BEGIN DATA LINES
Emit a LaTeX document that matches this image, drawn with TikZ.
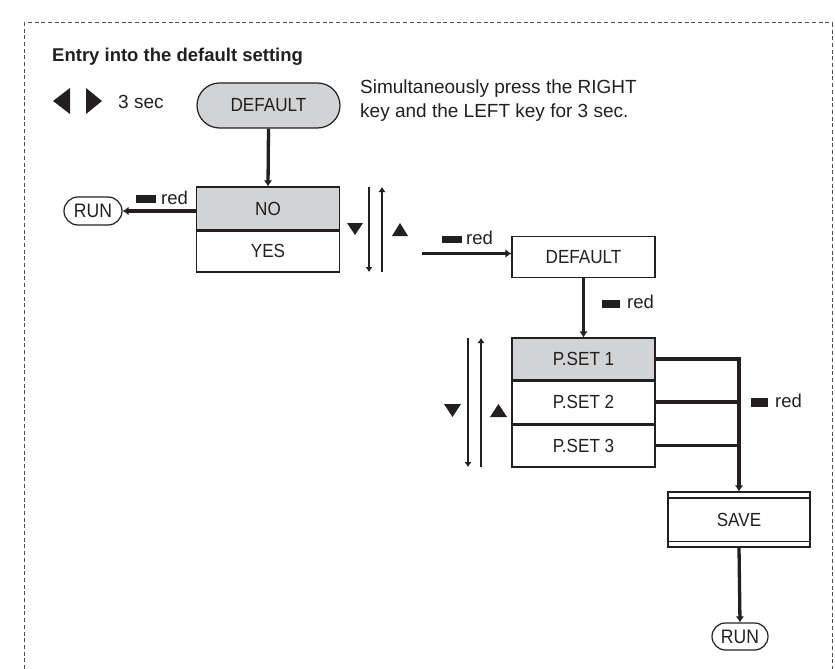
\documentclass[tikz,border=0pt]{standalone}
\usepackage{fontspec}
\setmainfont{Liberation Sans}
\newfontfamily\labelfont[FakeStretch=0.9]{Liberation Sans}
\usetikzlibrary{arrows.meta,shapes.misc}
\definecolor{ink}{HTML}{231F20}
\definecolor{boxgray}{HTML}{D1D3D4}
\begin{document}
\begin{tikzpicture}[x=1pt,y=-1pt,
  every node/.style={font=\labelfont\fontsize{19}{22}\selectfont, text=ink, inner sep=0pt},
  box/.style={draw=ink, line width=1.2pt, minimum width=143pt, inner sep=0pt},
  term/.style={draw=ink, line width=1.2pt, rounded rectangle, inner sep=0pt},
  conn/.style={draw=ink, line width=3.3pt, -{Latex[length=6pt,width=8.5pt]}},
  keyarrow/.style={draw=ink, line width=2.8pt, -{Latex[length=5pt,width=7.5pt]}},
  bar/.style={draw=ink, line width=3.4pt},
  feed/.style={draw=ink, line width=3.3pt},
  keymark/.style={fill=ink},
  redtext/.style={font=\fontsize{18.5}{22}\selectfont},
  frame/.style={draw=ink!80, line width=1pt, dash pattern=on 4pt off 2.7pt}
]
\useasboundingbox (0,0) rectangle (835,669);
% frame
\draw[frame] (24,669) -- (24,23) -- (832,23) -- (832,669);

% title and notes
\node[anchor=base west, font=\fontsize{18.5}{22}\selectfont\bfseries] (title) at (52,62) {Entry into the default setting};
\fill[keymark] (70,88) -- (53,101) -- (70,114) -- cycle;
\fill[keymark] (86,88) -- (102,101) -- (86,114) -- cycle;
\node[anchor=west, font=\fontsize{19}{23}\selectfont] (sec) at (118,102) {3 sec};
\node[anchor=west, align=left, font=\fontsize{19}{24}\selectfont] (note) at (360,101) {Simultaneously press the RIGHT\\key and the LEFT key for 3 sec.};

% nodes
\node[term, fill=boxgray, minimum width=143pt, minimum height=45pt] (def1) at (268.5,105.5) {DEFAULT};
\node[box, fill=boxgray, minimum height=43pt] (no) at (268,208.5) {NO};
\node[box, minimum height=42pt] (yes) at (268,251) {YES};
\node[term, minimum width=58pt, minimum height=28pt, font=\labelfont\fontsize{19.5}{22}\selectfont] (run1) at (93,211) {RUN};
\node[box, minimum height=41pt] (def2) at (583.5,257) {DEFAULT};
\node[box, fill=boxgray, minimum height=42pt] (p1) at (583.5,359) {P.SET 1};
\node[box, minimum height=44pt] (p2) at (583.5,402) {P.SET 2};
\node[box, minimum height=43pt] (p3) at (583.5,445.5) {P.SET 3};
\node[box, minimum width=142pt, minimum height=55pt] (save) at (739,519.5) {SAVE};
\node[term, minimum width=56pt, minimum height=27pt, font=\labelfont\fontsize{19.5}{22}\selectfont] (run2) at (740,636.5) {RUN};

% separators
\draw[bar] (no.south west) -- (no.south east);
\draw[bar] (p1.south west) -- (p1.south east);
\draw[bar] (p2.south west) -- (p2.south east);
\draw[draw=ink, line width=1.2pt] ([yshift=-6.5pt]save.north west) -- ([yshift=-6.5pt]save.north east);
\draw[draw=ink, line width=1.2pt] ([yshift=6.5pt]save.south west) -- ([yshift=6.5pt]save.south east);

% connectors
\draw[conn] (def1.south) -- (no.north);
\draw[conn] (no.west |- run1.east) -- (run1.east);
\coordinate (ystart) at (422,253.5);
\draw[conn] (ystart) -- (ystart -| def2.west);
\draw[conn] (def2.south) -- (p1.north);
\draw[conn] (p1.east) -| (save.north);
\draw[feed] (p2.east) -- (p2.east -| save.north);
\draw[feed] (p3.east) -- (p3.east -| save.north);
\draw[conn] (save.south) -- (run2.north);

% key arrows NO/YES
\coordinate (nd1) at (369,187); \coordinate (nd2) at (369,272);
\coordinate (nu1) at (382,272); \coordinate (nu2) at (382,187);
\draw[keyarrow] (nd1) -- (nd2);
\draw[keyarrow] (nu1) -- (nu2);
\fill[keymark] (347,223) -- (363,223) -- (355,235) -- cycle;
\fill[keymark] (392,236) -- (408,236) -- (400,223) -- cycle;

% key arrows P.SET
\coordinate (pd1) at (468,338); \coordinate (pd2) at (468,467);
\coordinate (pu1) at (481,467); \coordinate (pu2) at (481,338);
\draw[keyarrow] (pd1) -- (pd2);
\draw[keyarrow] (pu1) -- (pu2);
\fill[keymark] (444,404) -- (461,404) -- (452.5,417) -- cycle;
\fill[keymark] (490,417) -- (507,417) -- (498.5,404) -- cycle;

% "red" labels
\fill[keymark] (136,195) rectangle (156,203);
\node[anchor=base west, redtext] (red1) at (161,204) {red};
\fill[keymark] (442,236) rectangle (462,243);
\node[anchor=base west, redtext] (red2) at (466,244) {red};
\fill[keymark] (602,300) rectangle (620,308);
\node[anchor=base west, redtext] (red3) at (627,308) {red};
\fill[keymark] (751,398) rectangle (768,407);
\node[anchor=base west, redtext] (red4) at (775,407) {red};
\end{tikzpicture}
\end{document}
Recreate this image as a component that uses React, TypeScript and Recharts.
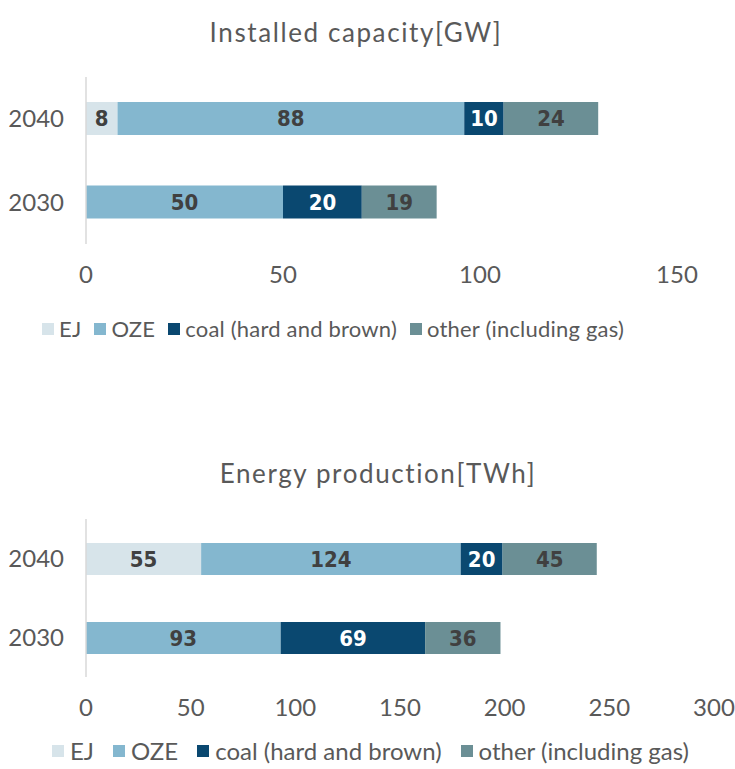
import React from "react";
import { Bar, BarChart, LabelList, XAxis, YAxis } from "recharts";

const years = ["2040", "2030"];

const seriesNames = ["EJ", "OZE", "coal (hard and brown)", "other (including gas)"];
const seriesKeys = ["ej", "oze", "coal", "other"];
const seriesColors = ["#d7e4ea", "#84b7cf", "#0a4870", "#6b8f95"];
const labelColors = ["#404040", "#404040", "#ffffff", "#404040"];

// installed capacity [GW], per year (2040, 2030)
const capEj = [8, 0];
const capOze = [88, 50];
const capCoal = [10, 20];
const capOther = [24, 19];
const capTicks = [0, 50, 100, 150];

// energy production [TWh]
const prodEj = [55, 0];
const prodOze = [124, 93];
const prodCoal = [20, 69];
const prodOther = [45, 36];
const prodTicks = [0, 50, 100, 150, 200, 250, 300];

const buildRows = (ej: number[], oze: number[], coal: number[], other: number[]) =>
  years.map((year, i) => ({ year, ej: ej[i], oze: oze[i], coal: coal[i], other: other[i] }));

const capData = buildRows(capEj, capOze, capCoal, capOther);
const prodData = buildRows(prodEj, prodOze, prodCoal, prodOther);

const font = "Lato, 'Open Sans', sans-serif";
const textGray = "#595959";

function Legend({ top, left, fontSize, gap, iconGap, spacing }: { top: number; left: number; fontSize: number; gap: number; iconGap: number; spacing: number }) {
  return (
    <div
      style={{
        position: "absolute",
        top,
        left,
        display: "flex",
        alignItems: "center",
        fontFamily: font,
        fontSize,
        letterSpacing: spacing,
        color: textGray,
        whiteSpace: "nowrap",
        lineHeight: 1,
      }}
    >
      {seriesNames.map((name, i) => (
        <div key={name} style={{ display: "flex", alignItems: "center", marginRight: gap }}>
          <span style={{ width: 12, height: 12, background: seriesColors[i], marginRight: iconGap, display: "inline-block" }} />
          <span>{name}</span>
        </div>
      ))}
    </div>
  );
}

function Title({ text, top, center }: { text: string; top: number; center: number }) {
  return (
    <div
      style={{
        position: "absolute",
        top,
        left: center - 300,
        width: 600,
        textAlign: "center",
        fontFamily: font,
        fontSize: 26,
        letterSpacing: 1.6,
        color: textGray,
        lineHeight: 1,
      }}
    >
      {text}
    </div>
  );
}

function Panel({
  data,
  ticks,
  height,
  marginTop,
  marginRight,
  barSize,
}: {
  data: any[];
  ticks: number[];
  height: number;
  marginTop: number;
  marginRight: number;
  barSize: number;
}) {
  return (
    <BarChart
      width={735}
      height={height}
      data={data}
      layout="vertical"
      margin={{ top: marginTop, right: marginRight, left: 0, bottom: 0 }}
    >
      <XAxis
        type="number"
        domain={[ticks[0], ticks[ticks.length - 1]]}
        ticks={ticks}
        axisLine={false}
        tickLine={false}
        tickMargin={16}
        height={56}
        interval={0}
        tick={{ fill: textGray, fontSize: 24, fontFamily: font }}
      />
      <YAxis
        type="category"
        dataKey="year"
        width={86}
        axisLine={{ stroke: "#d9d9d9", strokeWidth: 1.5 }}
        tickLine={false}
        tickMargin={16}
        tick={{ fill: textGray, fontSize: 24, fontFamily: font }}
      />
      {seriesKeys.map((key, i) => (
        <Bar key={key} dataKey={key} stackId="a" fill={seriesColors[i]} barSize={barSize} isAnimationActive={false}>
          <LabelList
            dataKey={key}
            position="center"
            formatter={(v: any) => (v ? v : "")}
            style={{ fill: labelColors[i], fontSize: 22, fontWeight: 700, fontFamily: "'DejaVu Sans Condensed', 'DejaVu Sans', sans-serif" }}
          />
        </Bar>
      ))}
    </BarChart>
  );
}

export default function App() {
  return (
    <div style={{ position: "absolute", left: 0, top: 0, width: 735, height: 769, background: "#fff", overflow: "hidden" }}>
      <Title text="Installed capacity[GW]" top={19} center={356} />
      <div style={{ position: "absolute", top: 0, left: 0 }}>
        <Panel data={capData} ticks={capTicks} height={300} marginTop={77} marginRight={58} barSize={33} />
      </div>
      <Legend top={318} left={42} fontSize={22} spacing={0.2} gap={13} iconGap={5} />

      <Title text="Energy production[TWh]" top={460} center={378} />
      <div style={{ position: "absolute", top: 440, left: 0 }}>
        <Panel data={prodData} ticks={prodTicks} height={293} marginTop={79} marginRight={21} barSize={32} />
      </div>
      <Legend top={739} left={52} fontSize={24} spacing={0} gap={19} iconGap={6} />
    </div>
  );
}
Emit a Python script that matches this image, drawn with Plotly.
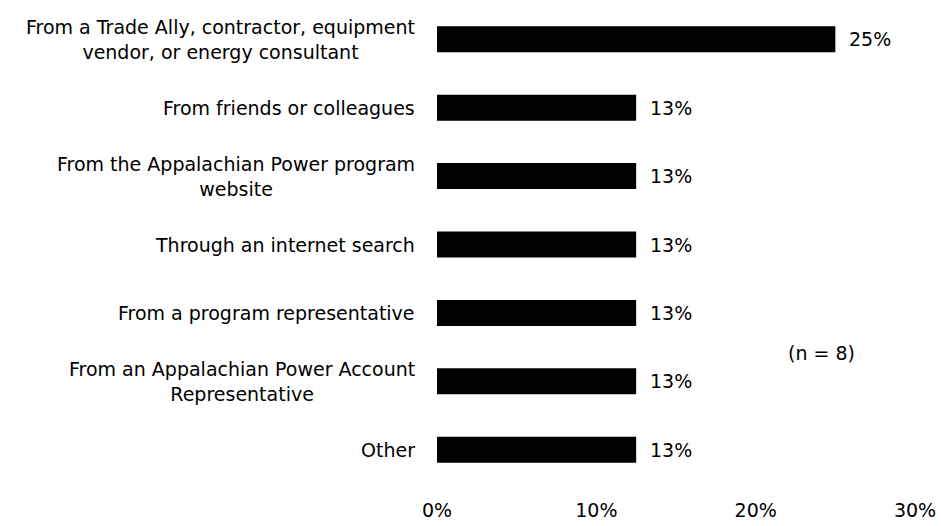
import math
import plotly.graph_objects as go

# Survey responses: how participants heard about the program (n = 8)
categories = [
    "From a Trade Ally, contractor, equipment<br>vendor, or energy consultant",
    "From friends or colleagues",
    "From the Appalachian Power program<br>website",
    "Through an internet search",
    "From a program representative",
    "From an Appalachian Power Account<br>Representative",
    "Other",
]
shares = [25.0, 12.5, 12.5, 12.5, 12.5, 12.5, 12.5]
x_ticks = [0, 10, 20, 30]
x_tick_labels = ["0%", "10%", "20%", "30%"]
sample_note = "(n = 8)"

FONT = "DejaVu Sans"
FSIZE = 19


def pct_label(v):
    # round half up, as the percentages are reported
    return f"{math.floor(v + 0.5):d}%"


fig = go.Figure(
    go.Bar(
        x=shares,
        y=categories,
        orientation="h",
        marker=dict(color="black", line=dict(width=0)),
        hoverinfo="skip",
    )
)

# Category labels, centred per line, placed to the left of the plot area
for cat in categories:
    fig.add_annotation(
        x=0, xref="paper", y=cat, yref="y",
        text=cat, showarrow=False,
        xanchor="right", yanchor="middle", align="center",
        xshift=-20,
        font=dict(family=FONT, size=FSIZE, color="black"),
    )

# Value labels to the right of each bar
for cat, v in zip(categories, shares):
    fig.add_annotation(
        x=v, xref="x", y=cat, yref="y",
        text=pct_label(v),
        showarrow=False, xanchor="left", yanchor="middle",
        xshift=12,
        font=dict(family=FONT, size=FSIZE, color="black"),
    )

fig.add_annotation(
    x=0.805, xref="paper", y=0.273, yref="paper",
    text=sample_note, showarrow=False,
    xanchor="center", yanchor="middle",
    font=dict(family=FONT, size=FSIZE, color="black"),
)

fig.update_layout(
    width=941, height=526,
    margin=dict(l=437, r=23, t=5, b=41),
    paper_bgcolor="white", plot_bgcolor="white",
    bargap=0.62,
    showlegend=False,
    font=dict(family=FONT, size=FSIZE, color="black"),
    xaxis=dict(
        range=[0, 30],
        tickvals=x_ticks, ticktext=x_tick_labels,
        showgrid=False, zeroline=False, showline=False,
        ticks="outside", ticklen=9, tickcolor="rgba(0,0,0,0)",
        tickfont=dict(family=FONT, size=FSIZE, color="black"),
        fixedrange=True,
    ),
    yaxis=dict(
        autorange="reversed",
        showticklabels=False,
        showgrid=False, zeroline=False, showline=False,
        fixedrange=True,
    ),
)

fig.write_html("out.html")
END DATA LINES
■ REQUIRED TASK
Locate the string "React" in the listing above and copy every line where it occurs.

■ TASK OUTPUT
Recreate this image as a component that uses React, TypeScript and Recharts.
import React from "react";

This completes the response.